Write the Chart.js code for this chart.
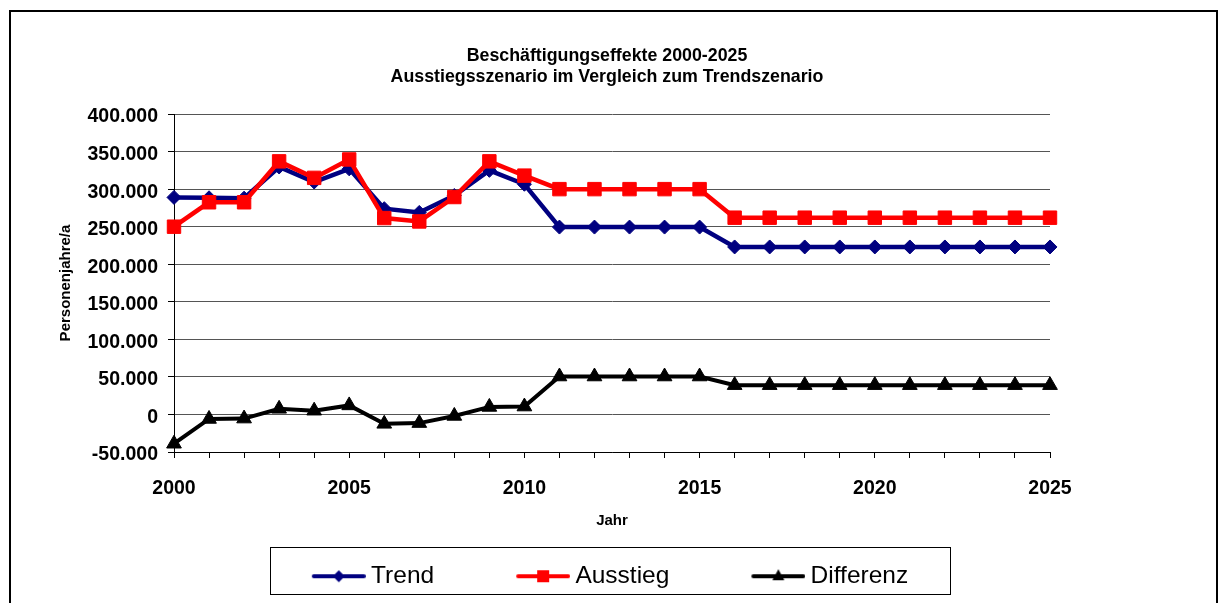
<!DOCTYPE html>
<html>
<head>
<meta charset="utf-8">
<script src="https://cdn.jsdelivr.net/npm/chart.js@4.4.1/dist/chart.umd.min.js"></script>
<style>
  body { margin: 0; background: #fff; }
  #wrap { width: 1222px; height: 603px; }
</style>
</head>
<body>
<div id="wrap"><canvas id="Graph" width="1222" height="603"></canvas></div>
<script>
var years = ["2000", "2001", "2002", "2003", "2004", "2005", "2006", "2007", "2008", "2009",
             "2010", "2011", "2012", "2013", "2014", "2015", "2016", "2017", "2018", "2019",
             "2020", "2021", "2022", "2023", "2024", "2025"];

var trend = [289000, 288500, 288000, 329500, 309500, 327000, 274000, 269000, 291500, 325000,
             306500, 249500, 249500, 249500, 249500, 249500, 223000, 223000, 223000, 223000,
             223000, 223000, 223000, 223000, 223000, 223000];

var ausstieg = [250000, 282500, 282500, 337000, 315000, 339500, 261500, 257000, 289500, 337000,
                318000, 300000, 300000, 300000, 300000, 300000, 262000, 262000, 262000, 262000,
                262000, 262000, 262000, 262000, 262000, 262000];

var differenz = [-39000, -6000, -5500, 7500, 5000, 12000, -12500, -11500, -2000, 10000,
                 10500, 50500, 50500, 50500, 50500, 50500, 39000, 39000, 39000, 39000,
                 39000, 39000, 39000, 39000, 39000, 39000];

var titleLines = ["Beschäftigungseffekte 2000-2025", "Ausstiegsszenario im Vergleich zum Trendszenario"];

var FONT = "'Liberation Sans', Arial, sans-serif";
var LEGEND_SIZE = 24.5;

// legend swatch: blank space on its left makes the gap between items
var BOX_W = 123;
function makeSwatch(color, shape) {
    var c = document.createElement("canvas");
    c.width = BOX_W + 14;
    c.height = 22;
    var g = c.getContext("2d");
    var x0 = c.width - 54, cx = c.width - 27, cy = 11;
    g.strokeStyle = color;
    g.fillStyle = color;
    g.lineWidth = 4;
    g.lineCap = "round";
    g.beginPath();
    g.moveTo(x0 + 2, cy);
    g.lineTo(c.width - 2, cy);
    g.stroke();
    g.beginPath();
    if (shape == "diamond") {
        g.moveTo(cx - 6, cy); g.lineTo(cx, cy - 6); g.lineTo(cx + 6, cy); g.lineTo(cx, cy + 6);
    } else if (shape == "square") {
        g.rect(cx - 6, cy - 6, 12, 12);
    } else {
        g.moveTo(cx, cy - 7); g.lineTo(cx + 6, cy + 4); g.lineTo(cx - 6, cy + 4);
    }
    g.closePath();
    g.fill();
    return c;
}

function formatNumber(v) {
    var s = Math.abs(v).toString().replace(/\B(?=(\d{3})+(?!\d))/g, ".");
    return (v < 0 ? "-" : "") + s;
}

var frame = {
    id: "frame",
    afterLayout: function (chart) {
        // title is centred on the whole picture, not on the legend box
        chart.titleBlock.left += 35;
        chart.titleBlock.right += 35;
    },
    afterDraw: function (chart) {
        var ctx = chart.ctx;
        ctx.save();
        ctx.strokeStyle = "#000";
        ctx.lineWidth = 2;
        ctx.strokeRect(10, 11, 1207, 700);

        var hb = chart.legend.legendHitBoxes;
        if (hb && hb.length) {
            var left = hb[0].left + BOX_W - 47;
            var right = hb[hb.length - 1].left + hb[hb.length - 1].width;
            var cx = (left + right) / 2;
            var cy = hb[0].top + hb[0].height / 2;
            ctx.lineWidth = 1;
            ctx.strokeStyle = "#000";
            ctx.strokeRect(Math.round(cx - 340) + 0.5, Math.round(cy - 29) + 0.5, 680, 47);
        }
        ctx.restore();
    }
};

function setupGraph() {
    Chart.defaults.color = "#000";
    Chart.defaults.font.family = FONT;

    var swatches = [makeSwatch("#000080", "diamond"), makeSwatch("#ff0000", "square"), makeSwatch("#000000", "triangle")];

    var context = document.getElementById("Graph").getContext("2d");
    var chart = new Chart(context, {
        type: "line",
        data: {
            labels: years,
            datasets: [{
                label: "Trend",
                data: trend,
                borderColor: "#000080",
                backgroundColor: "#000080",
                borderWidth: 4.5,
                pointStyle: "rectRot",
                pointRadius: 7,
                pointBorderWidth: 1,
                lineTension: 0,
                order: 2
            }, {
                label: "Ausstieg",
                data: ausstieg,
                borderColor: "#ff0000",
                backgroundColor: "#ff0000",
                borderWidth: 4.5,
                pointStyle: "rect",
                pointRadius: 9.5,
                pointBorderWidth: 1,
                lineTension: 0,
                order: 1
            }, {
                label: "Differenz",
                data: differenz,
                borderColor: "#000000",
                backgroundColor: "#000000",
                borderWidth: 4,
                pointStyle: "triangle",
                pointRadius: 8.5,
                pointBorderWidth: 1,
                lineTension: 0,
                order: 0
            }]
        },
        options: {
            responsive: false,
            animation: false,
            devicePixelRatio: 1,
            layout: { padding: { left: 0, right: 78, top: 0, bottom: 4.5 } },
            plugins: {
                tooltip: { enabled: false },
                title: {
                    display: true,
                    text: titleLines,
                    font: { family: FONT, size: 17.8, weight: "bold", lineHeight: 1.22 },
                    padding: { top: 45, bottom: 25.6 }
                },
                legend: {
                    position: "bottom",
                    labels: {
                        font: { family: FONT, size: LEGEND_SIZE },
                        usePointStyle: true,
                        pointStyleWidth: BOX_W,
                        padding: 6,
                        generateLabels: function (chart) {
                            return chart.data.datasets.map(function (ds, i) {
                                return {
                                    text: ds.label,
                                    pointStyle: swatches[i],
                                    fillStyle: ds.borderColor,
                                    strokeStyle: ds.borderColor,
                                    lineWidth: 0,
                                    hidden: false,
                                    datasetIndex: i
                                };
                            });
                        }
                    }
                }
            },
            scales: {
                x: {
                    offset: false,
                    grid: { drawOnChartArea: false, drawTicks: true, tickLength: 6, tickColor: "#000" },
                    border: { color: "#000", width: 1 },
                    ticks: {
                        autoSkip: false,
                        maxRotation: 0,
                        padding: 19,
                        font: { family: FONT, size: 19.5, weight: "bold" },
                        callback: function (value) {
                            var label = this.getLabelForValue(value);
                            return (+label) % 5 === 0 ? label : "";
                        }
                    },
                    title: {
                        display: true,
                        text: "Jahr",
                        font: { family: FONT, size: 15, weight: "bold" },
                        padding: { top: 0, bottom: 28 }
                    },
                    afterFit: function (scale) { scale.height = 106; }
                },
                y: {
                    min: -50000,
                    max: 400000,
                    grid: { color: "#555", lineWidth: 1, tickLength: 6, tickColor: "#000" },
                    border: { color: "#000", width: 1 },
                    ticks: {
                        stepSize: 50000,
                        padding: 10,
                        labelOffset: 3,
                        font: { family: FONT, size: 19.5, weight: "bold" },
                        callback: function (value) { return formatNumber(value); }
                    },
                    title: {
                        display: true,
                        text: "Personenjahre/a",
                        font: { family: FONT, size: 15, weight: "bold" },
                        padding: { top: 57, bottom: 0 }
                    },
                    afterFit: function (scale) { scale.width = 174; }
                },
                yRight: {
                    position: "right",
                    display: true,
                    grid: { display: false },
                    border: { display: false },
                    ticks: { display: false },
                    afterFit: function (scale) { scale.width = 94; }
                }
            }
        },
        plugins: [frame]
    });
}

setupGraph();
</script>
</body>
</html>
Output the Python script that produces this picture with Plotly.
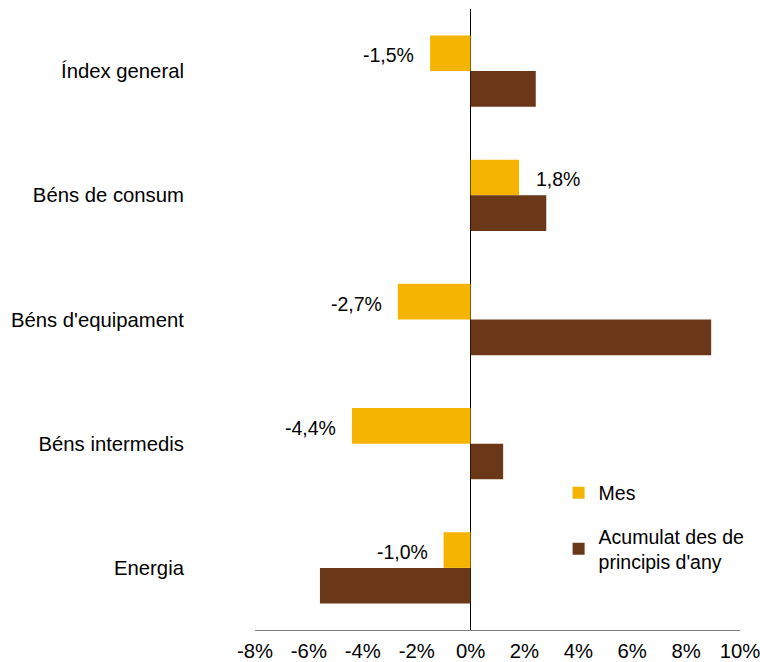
####################
(The task): Copy each line above containing the string "picture".

(Exercise solution):
        // title is centred on the whole picture, not on the legend box
Output the Python script that produces this picture with Plotly.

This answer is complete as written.